A small fragment of the honeycomb lattice is shown, the filled red and empty black circles denote the two sublattices.

Figure 2

The real-time evolution of $C_{xx}(t)$ is shown at $T=0$, taking both valley and spin degeneracies into account. We introduced a cutoff $D$, and the number of levels is measured as $D=V\sqrt{N}$, corresponding to different magnetic field strengths. The left/right panels show $N=10000$ (blue)/$N=100$ (red) with $D=V\sqrt{N}$ for $(\mu ,\Delta )/V\sqrt{N}=(0,0)$ (a),(e), (0.4,0) (b),(f), (0.4,0.2) (c),(g), and (0,0.2) (d),(h). These structures correspond to thermal field induced random oscillation in quantum optics [26].

Figure 3

The real-time evolution of $C_{xx}(t)$ is shown for long times for $T=0$, $(\mu ,\Delta )=(0,0)$. We introduced a cutoff $D$, and the number of levels is measured as $D=V\sqrt{N}$, corresponding to different magnetic field strengths with $N=10000$ (blue) and $N=100$ (red). Collapse and revival shows up with time similarly to the thermal field Jaynes-Cummings model. The revivals gradually get wider and overlap.
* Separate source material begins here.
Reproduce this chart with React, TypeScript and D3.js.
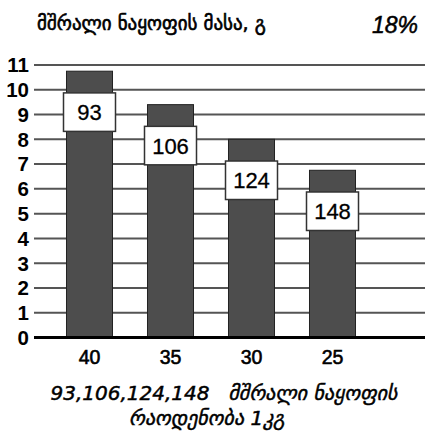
import { scaleBand, scaleLinear, range } from "d3";

const categories = ["40", "35", "30", "25"];
const values = [10.75, 9.4, 8.0, 6.75];
const boxLabels = ["93", "106", "124", "148"];
const yTicks = range(0, 12);
const title = "მშრალი ნაყოფის მასა, გ";
const percent = "18%";
const footer1 = "93,106,124,148   მშრალი ნაყოფის";
const footer2 = "რაოდენობა 1კგ";

const W = 430;
const H = 435;
const geo = "'DejaVu Sans', 'Noto Sans', sans-serif";
const num = "'Liberation Sans', Arial, sans-serif";

export default function App() {
  document.body.style.margin = "0";

  const x = scaleBand<string>()
    .domain(categories)
    .range([49, 373])
    .paddingInner(0.432)
    .paddingOuter(0.216);
  const y = scaleLinear().domain([0, 11]).range([337.5, 65]);

  const gridLeft = 34;
  const gridRight = 425;
  const boxW = 52;
  const boxH = 38.5;

  return (
    <svg width={W} height={H} style={{ display: "block", background: "#fff" }}>
      {/* title */}
      <text x={37} y={30} fontFamily={geo} fontSize={19} fill="#000" stroke="#000" strokeWidth={0.6}>
        {title}
      </text>
      <text x={395} y={33} fontFamily={num} fontSize={23} fontStyle="italic" textAnchor="middle" fill="#000" stroke="#000" strokeWidth={0.5}>
        {percent}
      </text>

      {/* grid */}
      {yTicks.slice(1).map((t) => (
        <line key={t} x1={gridLeft} x2={gridRight} y1={y(t)} y2={y(t)} stroke="#555" strokeWidth={2} />
      ))}

      {/* y ticks */}
      {yTicks.map((t) => (
        <text
          key={t}
          x={29}
          y={y(t)}
          dy="0.36em"
          textAnchor="end"
          fontFamily={num}
          fontWeight="bold"
          fontSize={20.5}
          fill="#000"
        >
          {t}
        </text>
      ))}

      {/* bars */}
      {categories.map((c, i) => (
        <rect
          key={c}
          x={x(c)}
          y={y(values[i])}
          width={x.bandwidth()}
          height={y(0) - y(values[i])}
          fill="#4d4d4d"
          stroke="#222"
          strokeWidth={1}
        />
      ))}

      {/* baseline */}
      <line x1={gridLeft} x2={gridRight} y1={y(0)} y2={y(0)} stroke="#000" strokeWidth={3} />

      {/* value boxes */}
      {categories.map((c, i) => {
        const cx = (x(c) ?? 0) + x.bandwidth() / 2;
        const top = y(values[i]) + 21.7;
        return (
          <g key={c}>
            <rect x={cx - boxW / 2} y={top} width={boxW} height={boxH} fill="#fff" stroke="#333" strokeWidth={1.5} />
            <text
              x={cx}
              y={top + boxH / 2}
              dy="0.36em"
              textAnchor="middle"
              fontFamily={num}
              fontSize={22}
              fill="#000"
              stroke="#000"
              strokeWidth={0.3}
            >
              {boxLabels[i]}
            </text>
          </g>
        );
      })}

      {/* x labels */}
      {categories.map((c) => (
        <text
          key={c}
          x={(x(c) ?? 0) + x.bandwidth() / 2}
          y={364}
          textAnchor="middle"
          fontFamily={num}
          fontSize={19.5}
          fill="#000"
          stroke="#000"
          strokeWidth={0.6}
        >
          {c}
        </text>
      ))}

      {/* footer */}
      <text x={224} y={400} textAnchor="middle" fontFamily={geo} fontStyle="italic" fontSize={20} fill="#000" stroke="#000" strokeWidth={0.5} style={{ whiteSpace: "pre" }}>
        {footer1}
      </text>
      <text x={207} y={425} textAnchor="middle" fontFamily={geo} fontStyle="italic" fontSize={20} fill="#000" stroke="#000" strokeWidth={0.5}>
        {footer2}
      </text>
    </svg>
  );
}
The presence of thermal revivals are related to the finite average boson number in the Jaynes-Cummings model, which translate to a finite cutoff in the Dirac case. As opposed to Fig. 2, these revivals at long times are caused by the finite cutoff.

Figure 4

The real-time evolution of $C_{xy}(t)$ is shown for $T=0$. The explicit value of the number of levels ($N$) does not influence the resulting pattern. The chemical potential varied as $\mu /V=1.2$ (a),(d), 3.2 (b),(e) and 10 (c),(f) with $\Delta =0$ (left panel, blue) and $\Delta =2V$ (right panel, red), and the frequency of the envelope function is $v_F^{2}eB/\mu$, the cyclotron frequency of massless Dirac fermions. For $T=0$ and $\Delta >\mu$, $\mathrm{Im}{C}_{xy}(t)=0$. Note the different horizontal scales.